All military installations fly the National League of Families’ POW/MIA flag, which symbolizes the nation’s remembrance of those who were imprisoned while serving in conflicts and those who remain missing.
At least 31 members of the U.S. military who were from or had ties to Sabetha and the surrounding communities in Nemaha County, Brown County and southeast Nebraska were POWs of the Germans or Japanese during World War II.
News about these POWs was reported in The Sabetha Herald or other area newspapers during and/or in the years immediately following the war, and/or are listed on their respective county casualty list or Honor Roll. Most were liberated, but at least five men, who were prisoners of war of the Japanese, died in captivity.
The following former POWS have been featured in The Herald since 2002: Lee Blunier and Dean Fenton, Army, were captured in Italy by the Germans; Robert Griffith, Army Air Forces (AAF), was captured in the Philippines by the Japanese and died in captivity; Howard Halbert, Army, captured in Germany by the Germans; Andrew Leuthold, AAF, captured in Germany by the Germans; Rose Rieper Meier, Army nurse, captured in the Philippines by the Japanese; and Lawrence Sigmund, Army, captured in France by the Germans.
Harry “Kit” Beatty, who was a POW in Germany during World War II, was not from the local area at the time of his service.

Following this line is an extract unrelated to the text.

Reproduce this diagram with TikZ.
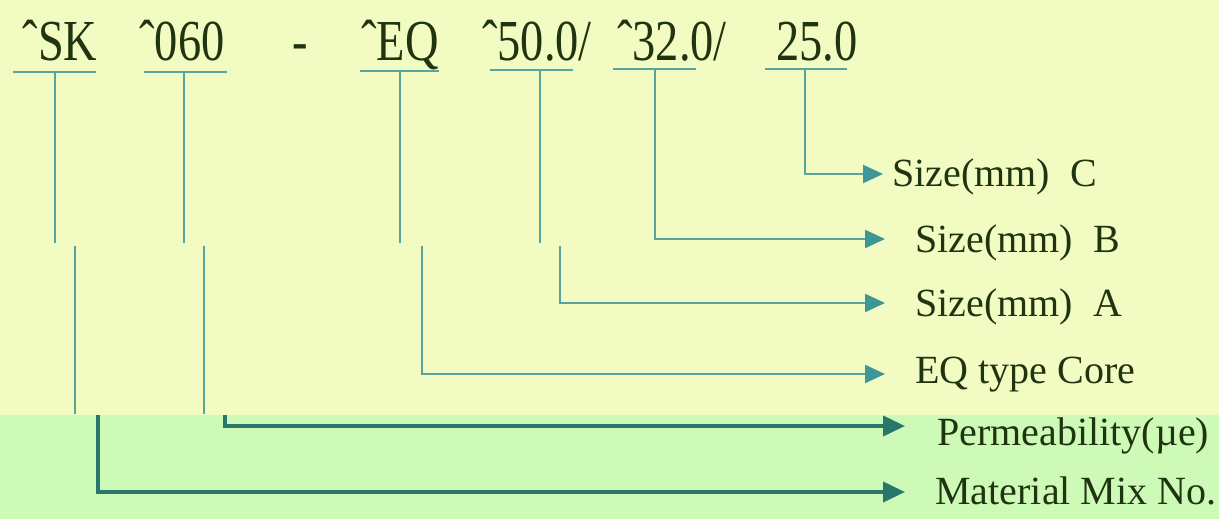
\documentclass[tikz,border=0pt]{standalone}
\usepackage{fontspec}
\setmainfont{Liberation Serif}
\newfontfamily\codefont[FakeStretch=0.8]{Liberation Serif}
\usetikzlibrary{arrows.meta}
\definecolor{bgyellow}{RGB}{242,252,194}
\definecolor{bggreen}{RGB}{205,250,183}
\definecolor{stemteal}{RGB}{88,165,158}
\definecolor{arrowteal}{RGB}{62,150,150}
\definecolor{darkteal}{RGB}{40,118,108}
\definecolor{inkgreen}{RGB}{32,52,16}
\begin{document}
\begin{tikzpicture}[x=0.5pt,y=-0.5pt,
    code/.style={anchor=base,inner sep=0pt,text=inkgreen,font=\codefont\fontsize{29}{29}\selectfont},
    lbl/.style={anchor=west,inner ysep=0pt,inner xsep=15pt,text depth=0pt,text=inkgreen,font=\fontsize{20}{20}\selectfont},
    bar/.style={stemteal,line width=1.1pt},
    pointer/.style={bar,-{Triangle[length=10pt,width=9pt,color=arrowteal]}},
    mainpointer/.style={darkteal,line width=1.9pt,-{Triangle[length=11pt,width=10pt]}}]
  \useasboundingbox (0,0) rectangle (1219,519);
  \fill[bgyellow] (0,0) rectangle (1219,415);
  \fill[bggreen] (0,415) rectangle (1219,519);

  \draw (60,61) node[code] (mix) {ˆSK};
  \draw (182,61) node[code] (perm) {ˆ060};
  \draw (300,61) node[code] (dash) {-};
  \draw (400,61) node[code] (type) {ˆEQ};
  \draw (537,61) node[code] (dima) {ˆ50.0/};
  \draw (672,61) node[code] (dimb) {ˆ32.0/};
  \draw (817,61) node[code] (dimc) {25.0};

  \draw (905,492) node[lbl,text height=1.2em] (mixL) {Material Mix No.};
  \draw (905,426) node[lbl,inner xsep=16pt,text height=1.9em] (permL) {Permeability(µe)};
  \draw (885,374) node[lbl,text height=0.9em] (typeL) {EQ type Core};
  \draw (885,303) node[lbl,text height=1.3em] (dimaL) {Size(mm)\ \ A};
  \draw (885,239) node[lbl,text height=1.3em] (dimbL) {Size(mm)\ \ B};
  \draw (883,174) node[lbl,inner xsep=4.5pt,text height=1.2em] (dimcL) {Size(mm)\ \ C};

  \coordinate (umix) at (55,72);
  \coordinate (uperm) at (184,72);
  \coordinate (utype) at (400,71);
  \coordinate (udima) at (540,70);
  \coordinate (udimb) at (655,69);
  \coordinate (udimc) at (805,69);

  \draw[bar] (13,72) -- (96,72);
  \draw[bar] (144,72) -- (227,72);
  \draw[bar] (360,71) -- (439,71);
  \draw[bar] (490,70) -- (573,70);
  \draw[bar] (613,69) -- (696,69);
  \draw[bar] (765,69) -- (847,69);

  \draw[bar] (umix) -- (55,243);
  \draw[bar] (75,246) -- (75,414);
  \draw[mainpointer] (98,415) |- (mixL.west);
  \draw[bar] (uperm) -- (184,243);
  \draw[bar] (204,246) -- (204,414);
  \draw[mainpointer] (225,415) |- (permL.west);
  \draw[bar] (utype) -- (400,243);
  \draw[pointer] (422,246) |- (typeL.west);
  \draw[bar] (udima) -- (540,243);
  \draw[pointer] (560,246) |- (dimaL.west);
  \draw[pointer] (udimb) |- (dimbL.west);
  \draw[pointer] (udimc) |- (dimcL.west);
\end{tikzpicture}
\end{document}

He moved to Sabetha in September 2014 and was featured in the June 8, 2016, issue of The Sabetha Herald.
Except for Kit Beatty, the stories of these former POWs are available to the public in a large wooden-cover book near the first-floor elevator in the Mary Cotton Public Library in Sabetha.
POWs who have not been featured include:
Captured by the Japanese in the Philippines and died in captivity: Miguel Fierro, Army; Edgar Goslin, Navy; Rex Graden, AAF; and Arlie Higgins, Army.
Captured by the Japanese but survived: Donald Binns, Navy, captured on Guam; Army members Orville Edman, Frank Irey, Mark “Sonny” Smith and Albert Stahl, and Robert Thompson, Navy, all captured in the Philippines; Melvin Shellhorn, Marine Corps, captured at Wake Island; and Merle Hobbs, Navy, captured in Dutch East Indies.
Captured by the Germans and survived, with the capture location in parentheses: AAF members Eddie Blocker (Holland), Stanley Burczak (Romania), Samuel Cashman and Arthur Pacha (Germany), William Christian (France), Garold Peck (Yugoslavia), and William Schock (Denmark); and Army members William Bower and Warren Mayer (Germany), Joseph Christman (Belgium), John Kohn (France), and Glenn Woodall (Tunisia).